My current workaround is, to simply excluded one of the corners from the calculation which solves this problem at least for my test-cases. I've done no research if really solves the problem or if this heuristic still overestimates in some edge-cases.
So my question is: What is the best heuristic you can come up with?
(Disclaimer: This is for a university project, so this is a bit of homework. But I'm free to use any resource if can come up with, so it's okay to ask you guys. Also I will credit Stackoverflow for helping me ;) )
Simplicity is often most effective. Consider the nine digits (in the rows-first order) as forming a single integer. The solution is represented by the smallest possible integer i(g) = 123456789. Hence I suggest the following heuristic h(s) = i(s) - i(g). For your example, h(s) = 639875124 - 123456789.
You can get an admissible (i.e., not overestimating) heuristic from your approach by taking all numbers into account, and dividing by 4 and rounding up to the next integer.

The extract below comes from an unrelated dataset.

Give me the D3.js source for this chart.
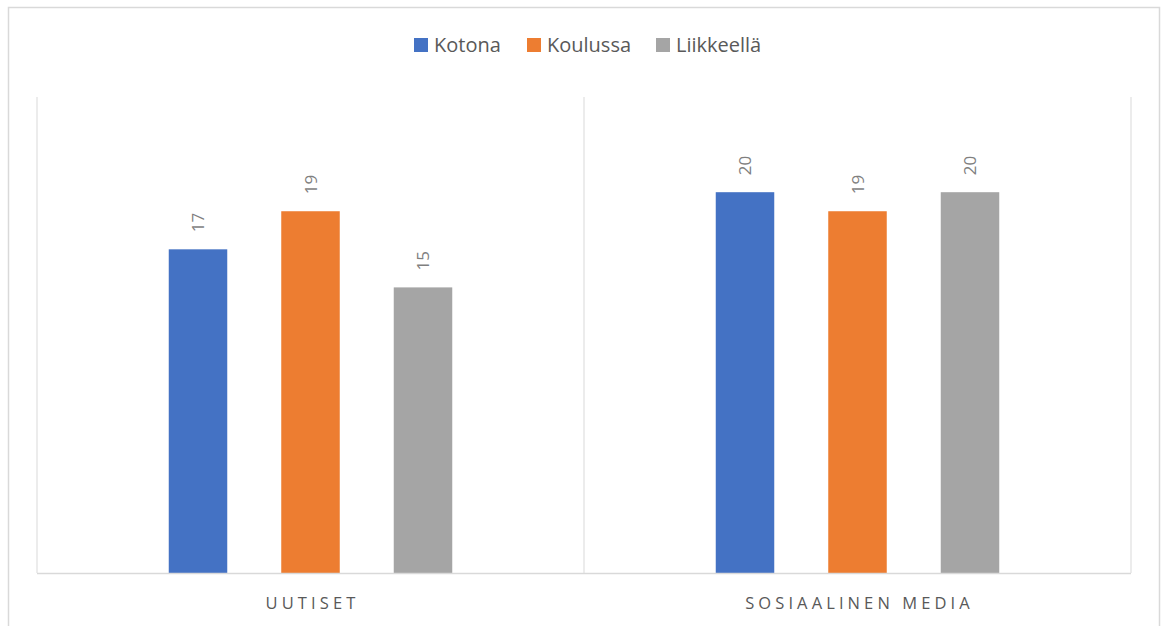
<!DOCTYPE html>
<html>
<head>
<meta charset="utf-8">
<script src="https://cdn.jsdelivr.net/npm/d3@7"></script>
<style>
  body { margin: 0; background: #fff; }
  text { font-family: "Open Sans", "Noto Sans", sans-serif; }
</style>
</head>
<body>
<svg id="chart" width="1162" height="626"></svg>
<script>
var categories = ["UUTISET", "SOSIAALINEN MEDIA"];
var seriesNames = ["Kotona", "Koulussa", "Liikkeellä"];
var kotona = [17, 20];
var koulussa = [19, 19];
var liikkeella = [15, 20];
var colors = ["#4472C4", "#ED7D31", "#A5A5A5"];

var seriesValues = [kotona, koulussa, liikkeella];

var svg = d3.select("#chart");
var plotLeft = 37, plotRight = 1131, plotTop = 97, plotBottom = 573;

// chart border
svg.append("rect")
  .attr("x", 8.5).attr("y", 7.5)
  .attr("width", 1151).attr("height", 640)
  .attr("fill", "none")
  .attr("stroke", "#d9d9d9")
  .attr("stroke-width", 1.5);

var x0 = d3.scaleBand().domain(categories).range([plotLeft, plotRight]).padding(0);
var x1 = d3.scaleBand().domain(seriesNames)
  .range([0, 283.5]).paddingInner(0.48).paddingOuter(0);
var y = d3.scaleLinear().domain([0, 25]).range([plotBottom, plotTop]);

// vertical gridlines
var gridX = [plotLeft].concat(categories.map(function (c) { return x0(c) + x0.bandwidth(); }));
svg.selectAll("line.grid")
  .data(gridX)
  .enter().append("line")
  .attr("class", "grid")
  .attr("x1", function (d) { return d; })
  .attr("x2", function (d) { return d; })
  .attr("y1", plotTop).attr("y2", plotBottom)
  .attr("stroke", "#d9d9d9").attr("stroke-width", 1);

var groupOffset = (x0.bandwidth() - 283.5) / 2;

var groups = svg.selectAll("g.cat")
  .data(categories)
  .enter().append("g")
  .attr("class", "cat")
  .attr("transform", function (c) { return "translate(" + (x0(c) + groupOffset) + ",0)"; });

groups.selectAll("rect")
  .data(function (c, ci) {
    return seriesNames.map(function (s, si) {
      return { s: s, v: seriesValues[si][ci], color: colors[si] };
    });
  })
  .enter().append("rect")
  .attr("x", function (d) { return x1(d.s); })
  .attr("y", function (d) { return y(d.v); })
  .attr("width", x1.bandwidth())
  .attr("height", function (d) { return plotBottom - y(d.v); })
  .attr("fill", function (d) { return d.color; });

groups.selectAll("text.val")
  .data(function (c, ci) {
    return seriesNames.map(function (s, si) {
      return { s: s, v: seriesValues[si][ci] };
    });
  })
  .enter().append("text")
  .attr("class", "val")
  .attr("transform", function (d) {
    return "translate(" + (x1(d.s) + x1.bandwidth() / 2 + 6) + "," + (y(d.v) - 17) + ") rotate(-90)";
  })
  .attr("fill", "#7f7f7f")
  .attr("font-size", 17)
  .text(function (d) { return d.v; });

// baseline
svg.append("line")
  .attr("x1", plotLeft).attr("x2", plotRight)
  .attr("y1", plotBottom + 0.5).attr("y2", plotBottom + 0.5)
  .attr("stroke", "#d9d9d9").attr("stroke-width", 1.5);

// category labels
svg.selectAll("text.catlabel")
  .data(categories)
  .enter().append("text")
  .attr("class", "catlabel")
  .attr("x", function (c) { return x0(c) + x0.bandwidth() / 2 + 2; })
  .attr("y", 609)
  .attr("text-anchor", "middle")
  .attr("fill", "#595959")
  .attr("font-size", 16.5)
  .attr("letter-spacing", 4.1)
  .text(function (c) { return c; });

// legend
var legendX = [414, 527, 656];
var legend = svg.selectAll("g.legend")
  .data(seriesNames)
  .enter().append("g")
  .attr("class", "legend")
  .attr("transform", function (d, i) { return "translate(" + legendX[i] + ",38)"; });

legend.append("rect")
  .attr("width", 14).attr("height", 14)
  .attr("fill", function (d, i) { return colors[i]; });

legend.append("text")
  .attr("x", 20).attr("y", 14)
  .attr("fill", "#595959")
  .attr("font-size", 20)
  .text(function (d) { return d; });
</script>
</body>
</html>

To improve the heuristic, you could look at pairs of numbers. If e.g. in the top left the numbers 1 and 2 are swapped, you need at least 3 rotations to fix them both up, which is a better value than 1+1 from considering them separately. In the end, you still need to divide by 4. You can pair up numbers arbitrarily, or even try all pairs and find the best division into pairs.
All elements should be taken into account when calculating distance, not just corner elements. Imagine that all corner elements 1, 3, 7, 9 are at their home, but all other are not.
It could be argued that those elements that are neighbors in the final state should tend to become closer during each step, so neighboring distance can also be part of heuristic, but probably with weaker influence than distance of elements to their final state.